Problem to solve
Give every line again exactly as it appears, please, but not the pictures.

Supplied data
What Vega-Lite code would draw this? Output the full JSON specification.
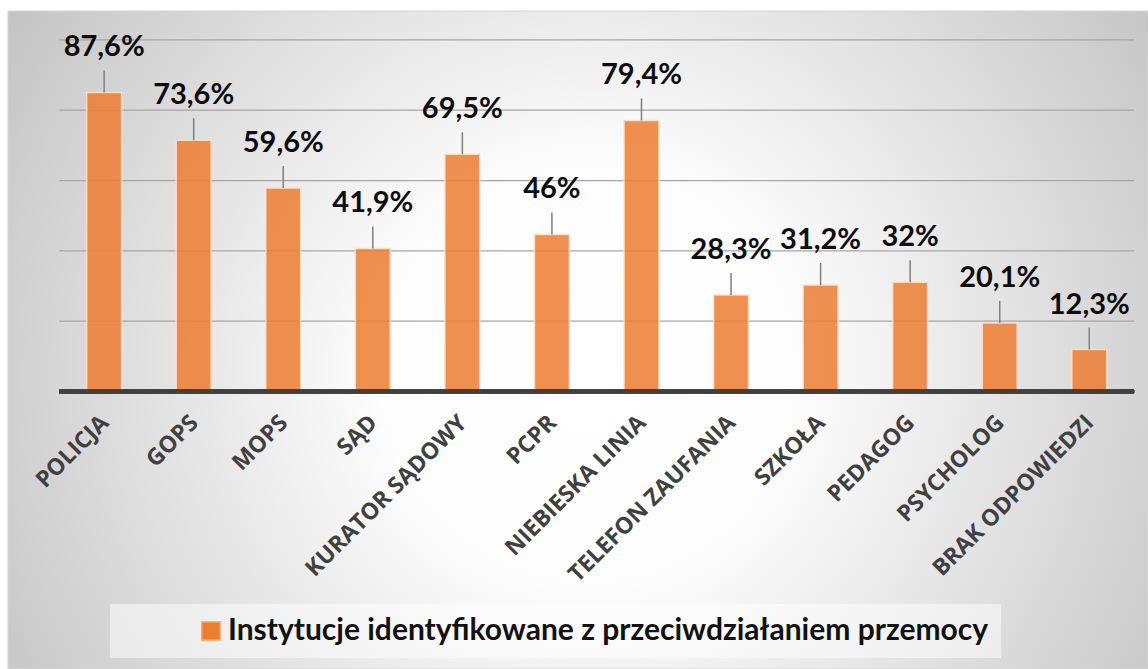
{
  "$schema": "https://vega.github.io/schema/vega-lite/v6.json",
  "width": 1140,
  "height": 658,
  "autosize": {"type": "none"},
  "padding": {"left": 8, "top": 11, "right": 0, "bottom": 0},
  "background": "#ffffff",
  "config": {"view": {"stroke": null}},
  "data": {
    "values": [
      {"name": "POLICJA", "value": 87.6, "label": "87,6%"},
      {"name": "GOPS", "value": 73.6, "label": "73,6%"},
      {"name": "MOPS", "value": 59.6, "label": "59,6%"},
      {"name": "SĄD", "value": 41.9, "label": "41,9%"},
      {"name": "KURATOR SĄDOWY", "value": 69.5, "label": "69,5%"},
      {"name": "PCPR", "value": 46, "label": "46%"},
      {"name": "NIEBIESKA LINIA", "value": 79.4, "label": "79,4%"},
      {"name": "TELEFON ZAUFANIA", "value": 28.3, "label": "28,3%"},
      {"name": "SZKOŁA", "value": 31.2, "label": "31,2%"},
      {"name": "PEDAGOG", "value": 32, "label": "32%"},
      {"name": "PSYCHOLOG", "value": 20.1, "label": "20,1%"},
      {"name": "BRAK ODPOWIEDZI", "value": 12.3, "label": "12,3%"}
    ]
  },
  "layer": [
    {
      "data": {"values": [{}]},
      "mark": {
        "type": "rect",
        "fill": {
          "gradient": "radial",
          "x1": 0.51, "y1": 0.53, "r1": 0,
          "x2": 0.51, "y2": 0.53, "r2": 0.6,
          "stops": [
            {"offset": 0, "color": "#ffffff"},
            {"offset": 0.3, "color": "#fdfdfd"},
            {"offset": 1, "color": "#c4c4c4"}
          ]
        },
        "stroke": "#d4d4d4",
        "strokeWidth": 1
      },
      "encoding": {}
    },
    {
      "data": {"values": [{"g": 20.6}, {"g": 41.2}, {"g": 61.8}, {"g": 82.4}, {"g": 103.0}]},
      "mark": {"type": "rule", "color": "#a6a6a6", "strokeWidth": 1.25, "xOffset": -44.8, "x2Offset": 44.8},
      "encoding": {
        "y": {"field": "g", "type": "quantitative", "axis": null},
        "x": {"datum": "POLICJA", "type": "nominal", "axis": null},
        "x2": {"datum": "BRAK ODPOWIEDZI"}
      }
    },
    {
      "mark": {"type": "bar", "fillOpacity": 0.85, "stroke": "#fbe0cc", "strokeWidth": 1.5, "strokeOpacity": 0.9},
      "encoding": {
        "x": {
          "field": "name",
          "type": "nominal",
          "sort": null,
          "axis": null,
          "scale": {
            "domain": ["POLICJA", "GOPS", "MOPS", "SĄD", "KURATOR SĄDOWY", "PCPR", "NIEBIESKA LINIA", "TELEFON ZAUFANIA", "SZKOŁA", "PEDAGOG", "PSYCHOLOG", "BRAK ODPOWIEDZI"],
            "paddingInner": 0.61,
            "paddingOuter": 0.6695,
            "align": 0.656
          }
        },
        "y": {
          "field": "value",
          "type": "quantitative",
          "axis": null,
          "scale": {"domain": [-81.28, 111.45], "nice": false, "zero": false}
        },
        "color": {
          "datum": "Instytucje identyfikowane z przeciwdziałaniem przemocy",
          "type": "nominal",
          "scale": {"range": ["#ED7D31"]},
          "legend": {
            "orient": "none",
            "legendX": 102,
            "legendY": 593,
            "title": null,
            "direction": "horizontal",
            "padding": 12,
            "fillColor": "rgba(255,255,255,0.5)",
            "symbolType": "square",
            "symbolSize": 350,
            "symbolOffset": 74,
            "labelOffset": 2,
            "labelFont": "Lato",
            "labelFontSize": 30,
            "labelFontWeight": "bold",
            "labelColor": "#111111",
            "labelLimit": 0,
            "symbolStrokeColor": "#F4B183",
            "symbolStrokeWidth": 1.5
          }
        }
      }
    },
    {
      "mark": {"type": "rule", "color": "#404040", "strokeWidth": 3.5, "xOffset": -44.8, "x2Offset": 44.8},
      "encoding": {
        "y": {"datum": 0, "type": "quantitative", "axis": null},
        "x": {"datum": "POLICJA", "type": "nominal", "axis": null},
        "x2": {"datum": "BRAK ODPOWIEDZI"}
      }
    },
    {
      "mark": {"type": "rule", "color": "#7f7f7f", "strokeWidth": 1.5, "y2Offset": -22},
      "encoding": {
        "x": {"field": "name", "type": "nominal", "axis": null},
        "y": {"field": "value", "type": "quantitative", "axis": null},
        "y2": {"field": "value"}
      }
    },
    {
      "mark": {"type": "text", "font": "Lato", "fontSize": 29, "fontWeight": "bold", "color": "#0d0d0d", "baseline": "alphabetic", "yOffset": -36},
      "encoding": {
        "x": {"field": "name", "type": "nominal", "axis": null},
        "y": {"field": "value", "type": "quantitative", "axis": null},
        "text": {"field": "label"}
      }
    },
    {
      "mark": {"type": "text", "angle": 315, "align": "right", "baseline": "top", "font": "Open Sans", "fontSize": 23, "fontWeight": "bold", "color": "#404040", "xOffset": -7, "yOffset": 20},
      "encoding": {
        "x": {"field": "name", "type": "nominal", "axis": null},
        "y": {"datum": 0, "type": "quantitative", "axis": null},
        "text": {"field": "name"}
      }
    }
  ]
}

Solution to the exercise
What Vega-Lite code would draw this? Output the full JSON specification.
{
  "$schema": "https://vega.github.io/schema/vega-lite/v6.json",
  "width": 1140,
  "height": 658,
  "autosize": {"type": "none"},
  "padding": {"left": 8, "top": 11, "right": 0, "bottom": 0},
  "background": "#ffffff",
  "config": {"view": {"stroke": null}},
  "data": {
    "values": [
      {"name": "POLICJA", "value": 87.6, "label": "87,6%"},
      {"name": "GOPS", "value": 73.6, "label": "73,6%"},
      {"name": "MOPS", "value": 59.6, "label": "59,6%"},
      {"name": "SĄD", "value": 41.9, "label": "41,9%"},
      {"name": "KURATOR SĄDOWY", "value": 69.5, "label": "69,5%"},
      {"name": "PCPR", "value": 46, "label": "46%"},
      {"name": "NIEBIESKA LINIA", "value": 79.4, "label": "79,4%"},
      {"name": "TELEFON ZAUFANIA", "value": 28.3, "label": "28,3%"},
      {"name": "SZKOŁA", "value": 31.2, "label": "31,2%"},
      {"name": "PEDAGOG", "value": 32, "label": "32%"},
      {"name": "PSYCHOLOG", "value": 20.1, "label": "20,1%"},
      {"name": "BRAK ODPOWIEDZI", "value": 12.3, "label": "12,3%"}
    ]
  },
  "layer": [
    {
      "data": {"values": [{}]},
      "mark": {
        "type": "rect",
        "fill": {
          "gradient": "radial",
          "x1": 0.51, "y1": 0.53, "r1": 0,
          "x2": 0.51, "y2": 0.53, "r2": 0.6,
          "stops": [
            {"offset": 0, "color": "#ffffff"},
            {"offset": 0.3, "color": "#fdfdfd"},
            {"offset": 1, "color": "#c4c4c4"}
          ]
        },
        "stroke": "#d4d4d4",
        "strokeWidth": 1
      },
      "encoding": {}
    },
    {
      "data": {"values": [{"g": 20.6}, {"g": 41.2}, {"g": 61.8}, {"g": 82.4}, {"g": 103.0}]},
      "mark": {"type": "rule", "color": "#a6a6a6", "strokeWidth": 1.25, "xOffset": -44.8, "x2Offset": 44.8},
      "encoding": {
        "y": {"field": "g", "type": "quantitative", "axis": null},
        "x": {"datum": "POLICJA", "type": "nominal", "axis": null},
        "x2": {"datum": "BRAK ODPOWIEDZI"}
      }
    },
    {
      "mark": {"type": "bar", "fillOpacity": 0.85, "stroke": "#fbe0cc", "strokeWidth": 1.5, "strokeOpacity": 0.9},
      "encoding": {
        "x": {
          "field": "name",
          "type": "nominal",
          "sort": null,
          "axis": null,
          "scale": {
            "domain": ["POLICJA", "GOPS", "MOPS", "SĄD", "KURATOR SĄDOWY", "PCPR", "NIEBIESKA LINIA", "TELEFON ZAUFANIA", "SZKOŁA", "PEDAGOG", "PSYCHOLOG", "BRAK ODPOWIEDZI"],
            "paddingInner": 0.61,
            "paddingOuter": 0.6695,
            "align": 0.656
          }
        },
        "y": {
          "field": "value",
          "type": "quantitative",
          "axis": null,
          "scale": {"domain": [-81.28, 111.45], "nice": false, "zero": false}
        },
        "color": {
          "datum": "Instytucje identyfikowane z przeciwdziałaniem przemocy",
          "type": "nominal",
          "scale": {"range": ["#ED7D31"]},
          "legend": {
            "orient": "none",
            "legendX": 102,
            "legendY": 593,
            "title": null,
            "direction": "horizontal",
            "padding": 12,
            "fillColor": "rgba(255,255,255,0.5)",
            "symbolType": "square",
            "symbolSize": 350,
            "symbolOffset": 74,
            "labelOffset": 2,
            "labelFont": "Lato",
            "labelFontSize": 30,
            "labelFontWeight": "bold",
            "labelColor": "#111111",
            "labelLimit": 0,
            "symbolStrokeColor": "#F4B183",
            "symbolStrokeWidth": 1.5
          }
        }
      }
    },
    {
      "mark": {"type": "rule", "color": "#404040", "strokeWidth": 3.5, "xOffset": -44.8, "x2Offset": 44.8},
      "encoding": {
        "y": {"datum": 0, "type": "quantitative", "axis": null},
        "x": {"datum": "POLICJA", "type": "nominal", "axis": null},
        "x2": {"datum": "BRAK ODPOWIEDZI"}
      }
    },
    {
      "mark": {"type": "rule", "color": "#7f7f7f", "strokeWidth": 1.5, "y2Offset": -22},
      "encoding": {
        "x": {"field": "name", "type": "nominal", "axis": null},
        "y": {"field": "value", "type": "quantitative", "axis": null},
        "y2": {"field": "value"}
      }
    },
    {
      "mark": {"type": "text", "font": "Lato", "fontSize": 29, "fontWeight": "bold", "color": "#0d0d0d", "baseline": "alphabetic", "yOffset": -36},
      "encoding": {
        "x": {"field": "name", "type": "nominal", "axis": null},
        "y": {"field": "value", "type": "quantitative", "axis": null},
        "text": {"field": "label"}
      }
    },
    {
      "mark": {"type": "text", "angle": 315, "align": "right", "baseline": "top", "font": "Open Sans", "fontSize": 23, "fontWeight": "bold", "color": "#404040", "xOffset": -7, "yOffset": 20},
      "encoding": {
        "x": {"field": "name", "type": "nominal", "axis": null},
        "y": {"datum": 0, "type": "quantitative", "axis": null},
        "text": {"field": "name"}
      }
    }
  ]
}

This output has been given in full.